Now attoparsec-text is more than twice faster, allocates even less memory and the total memory figures seem right.
Bottom line: I think this benchmark doesn't really represent the kind of workload your parser has. Can you reproduce these results on your system?
I spent quite a bit of time trying to reduce this down to a minimal reproduction and getting confusing results. Then I found out that compiling with profiling enabled makes attoparsec slow and parsec fast. When I compile without any profiling, here's what I get, in CPU time: parsec run 1000000 - time: 1.22s - atto bs run 1000000 - time: 0.38s - atto text run 1000000 - time: 0.78s - This looks more like I expect it to. I don't understand the parsec thing... one of the first things I did was recompile and reinstall parsec2, making sure to pass -p to configure, and verify that there is a /usr/local/lib/parsec-2.1.0.1/ghc-6.12.3/libHSparsec-2.1.0.1_p.a. However, on closer inspection, I believe I've found the culprit. Compiling with 'build -v' for attoparsec reveals a ghc cmdline line: '-prof -hisuf p_hi -osuf p_o -auto-all'. Compiling parsec has: '-prof -hisuf p_hi -osuf p_o'. And indeed, attoparsec cabal has 'ghc-prof-options: -auto-all', which parsec's cabal does not. And in fact, parsec3 also has this -auto-all, which both explains why the profile is full of internal functions and why parsec3 was so much slower than parsec2. I'm glad to have finally tracked this down, but unhappy that I spent so much time on it. It seems like a trap waiting to be sprung if various libraries are compiled with their individually specified flags, which have major effects on performance. Maybe I should have noticed, but it seems pretty subtle to me. GHC will refuse to compile non-profiling libs against a profiling build, but doesn't go down to the level of flags.
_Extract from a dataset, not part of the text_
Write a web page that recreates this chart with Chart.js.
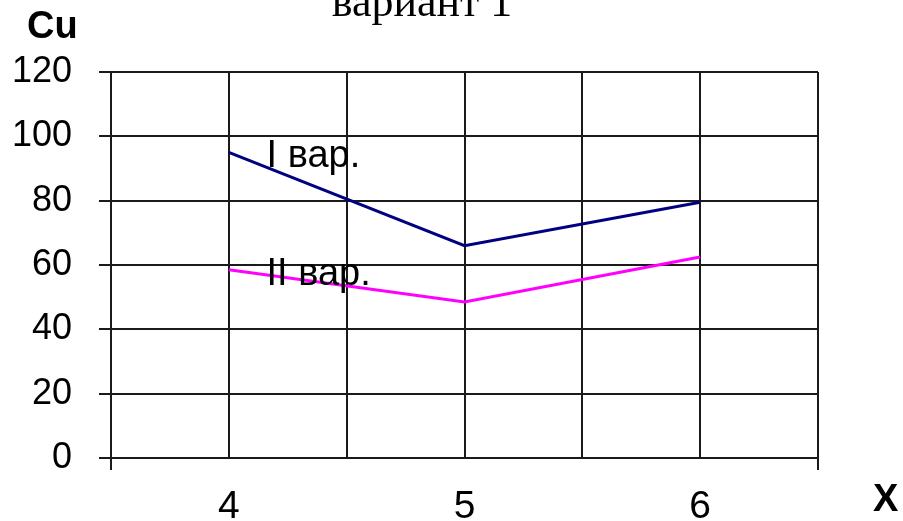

I think my short term solution is going to be remove -auto-all from attoparsec's cabal---I'm not profiling attoparsec and so I don't want my entire profile output to be internal attoparsec functions. But presumably the flag was added there for a reason, so maybe there are people who really want that. Is there a better solution? GHC warns when linking a profiling lib compiled with different profiling flags? A separate .p_auto-all_o suffix? Removal of ghc-prof-options from cabal? A consensus to standardize on a set of flags? BTW, yes my situation is a little different from your test. It's lots and lots of little expressions for a simple language in an in-memory structure that get parsed individually. So I don't care about file reading speed, but I do care about parser startup overhead, since it's lots and lots of little parses. The numbers above are how long it takes to parse "2.34" 1m times.